This final figure below drives home the point.  This figure represents a target at 100 yards.  The point in the middle at 0,0 is where the bullet would hit if it were fired with zero initial yaw rate.  The points to the left show how far the bullet is deflected for various levels of initial yaw rate.  The table included on the plot shows how different the 100 yard velocity is for each round, due to the various levels of initial yaw.  Keep in mind that in my simulation, I applied the initial yaw rate in the same direction for each shot.  In reality, the initial yaw rate occurs in a random direction.  In other words, the distance from center for each of the impacts could be that far from center in any direction on the target.  For example, notice that the 25 rad/sec initial yaw rate impact point is about 0.75 inches to the right of center.  That means that if your rifle were producing yaw rates of up to 25 rad/sec in a random direction, that you couldn't shoot smaller than a 1.5 inch group.  Well, we all know that 100 yard groups near 0.5 inches are relatively common.  So there are two conclusions to draw:

1. Initial yaw rates are typically less than 25 radians/sec.

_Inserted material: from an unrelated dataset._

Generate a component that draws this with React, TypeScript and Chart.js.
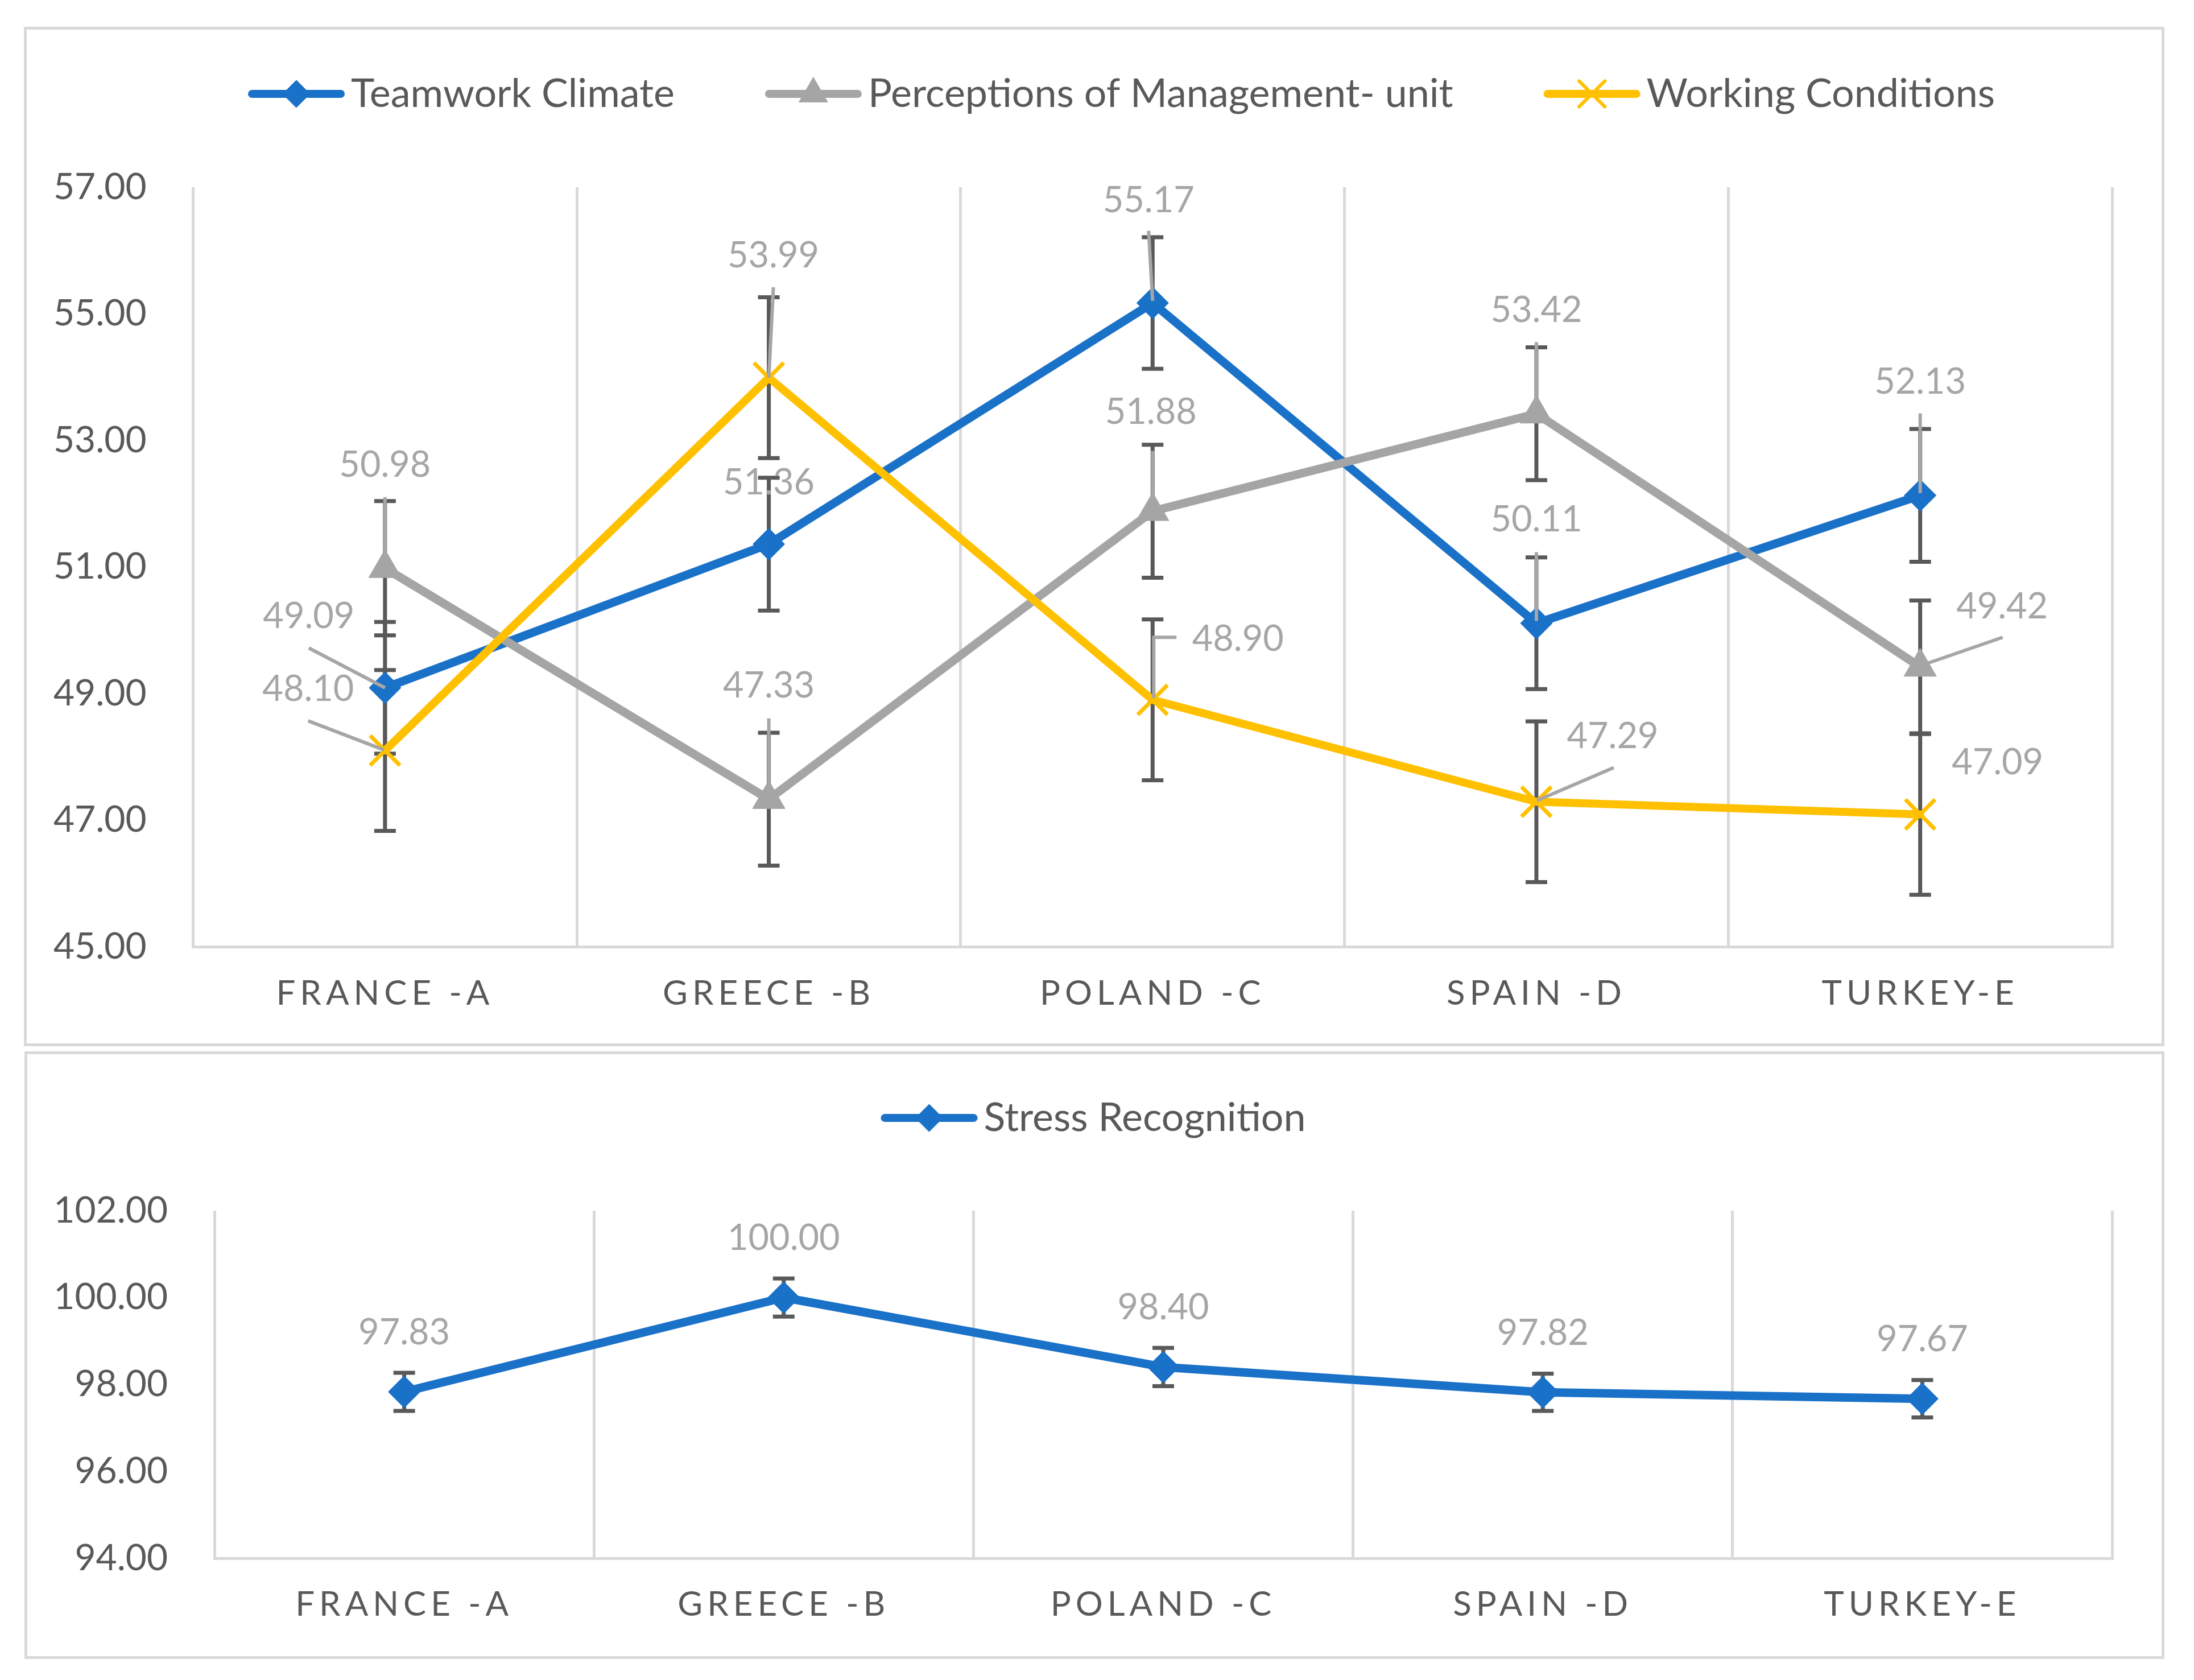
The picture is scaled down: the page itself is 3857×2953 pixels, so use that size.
import React, { useEffect, useRef } from "react";
import { Chart, registerables, CategoryScale } from "chart.js";
import { drawPoint } from "chart.js/helpers";

// Category axis whose labels are drawn with letter spacing (Excel style caps)
class SpacedCategoryScale extends CategoryScale {
  static id = "spacedCategory";
  static defaults = CategoryScale.defaults;
  drawLabels(chartArea: any) {
    const ctx = this.ctx as any;
    ctx.save();
    ctx.letterSpacing = "8px";
    super.drawLabels(chartArea);
    ctx.restore();
  }
}

Chart.register(...registerables, SpacedCategoryScale);

const FONT = "Lato";
const TEXT = "#595959";
const LABEL = "#A6A6A6";
const GRID = "#D9D9D9";
const BLUE = "#1A71C8";
const GREY = "#A5A5A5";
const GOLD = "#FFC000";

// ---- data ----
const countries = ["FRANCE -A", "GREECE -B", "POLAND -C", "SPAIN -D", "TURKEY-E"];

const teamworkClimate = [49.09, 51.36, 55.17, 50.11, 52.13];
const teamworkErr = [1.04, 1.05, 1.04, 1.04, 1.05];
const managementUnit = [50.98, 47.33, 51.88, 53.42, 49.42];
const managementErr = [1.06, 1.05, 1.05, 1.05, 1.05];
const workingConditions = [48.1, 53.99, 48.9, 47.29, 47.09];
const workingErr = [1.27, 1.27, 1.27, 1.27, 1.27];

const stressRecognition = [97.83, 100.0, 98.4, 97.82, 97.67];
const stressErr = [0.44, 0.44, 0.44, 0.43, 0.43];

const topTicks = [45, 47, 49, 51, 53, 55, 57];
const bottomTicks = [94, 96, 98, 100, 102];

// ---- label placement (px offsets from the point) ----
type LabelSpot = { dx: number; dy: number; leader?: number[][] };

const teamworkSpots: LabelSpot[] = [
  { dx: -134, dy: -125, leader: [[-134, -70], [0, 0]] },
  { dx: 0, dy: -108 },
  { dx: -7, dy: -180, leader: [[-7, -127], [0, -4]] },
  { dx: 0, dy: -182, leader: [[0, -125], [0, -4]] },
  { dx: 0, dy: -199, leader: [[0, -144], [0, -4]] },
];
const managementSpots: LabelSpot[] = [
  { dx: 0, dy: -181, leader: [[0, -125], [0, -20]] },
  { dx: 0, dy: -199, leader: [[0, -142], [0, -20]] },
  { dx: -3, dy: -174, leader: [[0, -106], [0, -20]] },
  { dx: 0, dy: -182, leader: [[0, -126], [0, -20]] },
  { dx: 144, dy: -106, leader: [[145, -52], [6, -4]] },
];
const workingSpots: LabelSpot[] = [
  { dx: -135, dy: -107, leader: [[-135, -52], [-2, -1]] },
  { dx: 8, dy: -214, leader: [[8, -159], [0, 0]] },
  { dx: 150, dy: -106, leader: [[42, -110], [2, -110], [2, -3]] },
  { dx: 134, dy: -115, leader: [[136, -60], [1, -2]] },
  { dx: 136, dy: -91 },
];
const stressSpots: LabelSpot[] = countries.map(() => ({ dx: 0, dy: -104 }));

function errorBars(errs: number[][]) {
  return {
    id: "errorBars",
    beforeDatasetsDraw(chart: any) {
      const { ctx } = chart;
      const y = chart.scales.y;
      ctx.save();
      ctx.strokeStyle = "#595959";
      ctx.lineWidth = 7;
      chart.data.datasets.forEach((ds: any, i: number) => {
        chart.getDatasetMeta(i).data.forEach((pt: any, j: number) => {
          const v = ds.data[j];
          const top = y.getPixelForValue(v + errs[i][j]);
          const bot = y.getPixelForValue(v - errs[i][j]);
          ctx.beginPath();
          ctx.moveTo(pt.x, top);
          ctx.lineTo(pt.x, bot);
          ctx.moveTo(pt.x - 19, top);
          ctx.lineTo(pt.x + 19, top);
          ctx.moveTo(pt.x - 19, bot);
          ctx.lineTo(pt.x + 19, bot);
          ctx.stroke();
        });
      });
      ctx.restore();
    },
  };
}

function valueLabels(spots: LabelSpot[][]) {
  return {
    id: "valueLabels",
    afterDatasetsDraw(chart: any) {
      const { ctx } = chart;
      ctx.save();
      ctx.strokeStyle = LABEL;
      ctx.lineWidth = 6;
      chart.data.datasets.forEach((ds: any, i: number) => {
        chart.getDatasetMeta(i).data.forEach((pt: any, j: number) => {
          const leader = spots[i][j].leader;
          if (!leader) return;
          ctx.beginPath();
          leader.forEach(([dx, dy], k) => {
            if (k === 0) ctx.moveTo(pt.x + dx, pt.y + dy);
            else ctx.lineTo(pt.x + dx, pt.y + dy);
          });
          ctx.stroke();
        });
      });
      ctx.font = `63px ${FONT}`;
      ctx.fillStyle = LABEL;
      ctx.textAlign = "center";
      ctx.textBaseline = "middle";
      chart.data.datasets.forEach((ds: any, i: number) => {
        chart.getDatasetMeta(i).data.forEach((pt: any, j: number) => {
          const s = spots[i][j];
          ctx.fillText(Number(ds.data[j]).toFixed(2), pt.x + s.dx, pt.y + s.dy);
        });
      });
      ctx.restore();
    },
  };
}

// line + marker swatch used as the legend point style
function swatch(color: string, pointStyle: string, radius: number, borderWidth: number) {
  const c = document.createElement("canvas");
  c.width = 172;
  c.height = 84;
  const g = c.getContext("2d")!;
  g.strokeStyle = color;
  g.fillStyle = color;
  g.lineCap = "round";
  g.lineWidth = 14;
  g.beginPath();
  g.moveTo(8, 42);
  g.lineTo(164, 42);
  g.stroke();
  g.lineWidth = borderWidth;
  drawPoint(g, { pointStyle, radius, borderWidth, rotation: 0 } as any, 86, 42);
  return c;
}

function legendOptions(swatches: HTMLCanvasElement[]) {
  return {
    position: "top",
    labels: {
      usePointStyle: true,
      pointStyleWidth: 122,
      padding: 183,
      color: TEXT,
      font: { family: FONT, size: 70 },
      generateLabels: (chart: any) =>
        chart.data.datasets.map((ds: any, i: number) => ({
          text: ds.label,
          pointStyle: swatches[i],
          fillStyle: ds.borderColor,
          strokeStyle: ds.borderColor,
          lineWidth: 0,
          hidden: false,
          datasetIndex: i,
          fontColor: TEXT,
        })),
    },
  };
}

type Frame = { yWidth: number; xHeight: number; topGap: number; rightGap: number; labelPad: number };

function scaleOptions(ticks: number[], f: Frame) {
  return {
    x: {
      type: "spacedCategory",
      offset: true,
      grid: { display: true, offset: true, color: GRID, lineWidth: 5, drawTicks: false },
      border: { display: true, color: GRID, width: 5 },
      ticks: { color: TEXT, font: { family: FONT, size: 60 }, padding: f.labelPad, maxRotation: 0, autoSkip: false },
      afterFit: (s: any) => {
        s.height = f.xHeight;
      },
    },
    y: {
      min: ticks[0],
      max: ticks[ticks.length - 1],
      grid: { display: false },
      border: { display: false },
      ticks: {
        color: TEXT,
        font: { family: FONT, size: 64 },
        padding: 74,
        callback: (v: any) => Number(v).toFixed(2),
      },
      afterBuildTicks: (s: any) => {
        s.ticks = ticks.map((value) => ({ value }));
      },
      afterFit: (s: any) => {
        s.width = f.yWidth;
      },
    },
    // empty axes used only to reserve space around the plot
    topGap: {
      type: "linear",
      axis: "x",
      position: "top",
      display: true,
      grid: { display: false },
      border: { display: false },
      ticks: { display: false },
      afterFit: (s: any) => {
        s.height = f.topGap;
      },
    },
    rightGap: {
      type: "linear",
      axis: "y",
      position: "right",
      display: true,
      grid: { display: false },
      border: { display: false },
      ticks: { display: false },
      afterFit: (s: any) => {
        s.width = f.rightGap;
      },
    },
  };
}

const lineLook = {
  xAxisID: "x",
  yAxisID: "y",
  tension: 0,
  borderCapStyle: "round",
  borderJoinStyle: "round",
  clip: false,
};

function TeamChart() {
  const canvasRef = useRef<HTMLCanvasElement | null>(null);
  const chartRef = useRef<Chart | null>(null);

  useEffect(() => {
    if (!canvasRef.current) return;
    if (chartRef.current) chartRef.current.destroy();

    const swatches = [
      swatch(BLUE, "rectRot", 24, 1),
      swatch(GREY, "triangle", 29, 1),
      swatch(GOLD, "crossRot", 32, 6),
    ];

    chartRef.current = new Chart(canvasRef.current, {
      type: "line",
      data: {
        labels: countries,
        datasets: [
          {
            label: "Teamwork Climate",
            data: teamworkClimate,
            order: 3,
            borderColor: BLUE,
            backgroundColor: BLUE,
            borderWidth: 15,
            pointStyle: "rectRot",
            pointRadius: 28,
            pointBorderWidth: 1,
            ...lineLook,
          },
          {
            label: "Perceptions of Management- unit",
            data: managementUnit,
            order: 2,
            borderColor: GREY,
            backgroundColor: GREY,
            borderWidth: 15,
            pointStyle: "triangle",
            pointRadius: 33,
            pointBorderWidth: 1,
            ...lineLook,
          },
          {
            label: "Working Conditions",
            data: workingConditions,
            order: 1,
            borderColor: GOLD,
            backgroundColor: GOLD,
            borderWidth: 14,
            pointStyle: "crossRot",
            pointRadius: 37,
            pointBorderWidth: 7,
            ...lineLook,
          },
        ],
      },
      options: {
        animation: false,
        responsive: true,
        maintainAspectRatio: false,
        layout: { padding: { left: 40, right: -80, top: -105, bottom: 0 } },
        plugins: {
          legend: legendOptions(swatches) as any,
          tooltip: { enabled: false },
        },
        scales: scaleOptions(topTicks, { yWidth: 252.5, xHeight: 170, topGap: 119, rightGap: 167, labelPad: 47 }) as any,
      },
      plugins: [
        errorBars([teamworkErr, managementErr, workingErr]),
        valueLabels([teamworkSpots, managementSpots, workingSpots]),
      ],
    } as any);

    return () => {
      if (chartRef.current) {
        chartRef.current.destroy();
        chartRef.current = null;
      }
    };
  }, []);

  return <canvas ref={canvasRef} />;
}

function StressChart() {
  const canvasRef = useRef<HTMLCanvasElement | null>(null);
  const chartRef = useRef<Chart | null>(null);

  useEffect(() => {
    if (!canvasRef.current) return;
    if (chartRef.current) chartRef.current.destroy();

    chartRef.current = new Chart(canvasRef.current, {
      type: "line",
      data: {
        labels: countries,
        datasets: [
          {
            label: "Stress Recognition",
            data: stressRecognition,
            borderColor: BLUE,
            backgroundColor: BLUE,
            borderWidth: 15,
            pointStyle: "rectRot",
            pointRadius: 28,
            pointBorderWidth: 1,
            ...lineLook,
          },
        ],
      },
      options: {
        animation: false,
        responsive: true,
        maintainAspectRatio: false,
        layout: { padding: { left: 40, right: 20, top: -106, bottom: 0 } },
        plugins: {
          legend: legendOptions([swatch(BLUE, "rectRot", 24, 1)]) as any,
          tooltip: { enabled: false },
        },
        scales: scaleOptions(bottomTicks, { yWidth: 289, xHeight: 172, topGap: 118, rightGap: 67, labelPad: 46 }) as any,
      },
      plugins: [errorBars([stressErr]), valueLabels([stressSpots])],
    } as any);

    return () => {
      if (chartRef.current) {
        chartRef.current.destroy();
        chartRef.current = null;
      }
    };
  }, []);

  return <canvas ref={canvasRef} />;
}

const boxStyle = (left: number, top: number, width: number, height: number): React.CSSProperties => ({
  position: "absolute",
  left,
  top,
  width,
  height,
  boxSizing: "border-box",
  border: `5px solid ${GRID}`,
  background: "#fff",
});

export default function App() {
  return (
    <div style={{ position: "absolute", left: 0, top: 0, width: 3857, height: 2953, background: "#fff" }}>
      <div style={boxStyle(42, 47, 3763, 1792)}>
        <div style={{ position: "relative", width: 3753, height: 1782 }}>
          <TeamChart />
        </div>
      </div>
      <div style={boxStyle(43, 1848, 3762, 1068)}>
        <div style={{ position: "relative", width: 3752, height: 1058 }}>
          <StressChart />
        </div>
      </div>
    </div>
  );
}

2. Whatever yaw rates are typical (less than 25 rad/sec), they DO NOT affect Cd (BC) enough to seriously affect the measurement of downrange velocity.

 

 

 

 

 

 

 

 

 

 

 

 

 

 

 

 

 

 

 

 

           My overall conclusion of the preceding analysis is this:
Shooters can conduct firing tests between two chronographs to measure BC and not worry about the pitching and yawing motion of the bullet affecting their measurements.
    If you do decide to conduct such a firing test for the purpose of measuring your bullets BC, be mindful of the following items:
Know the uncertainty of your chronograph readings.

1. Make sure that your chronographs are far enough apart that the velocity drop is significantly greater than the uncertainty of the chronograph reading.

2. Be sure to measure air temperature, pressure, and humidity so you can calculate and correct for the air density.

3. Be mindful of the velocity dependence of the BC for whatever standard you choose (G1, G2, etc...)

4. Don't shoot your distant chrono!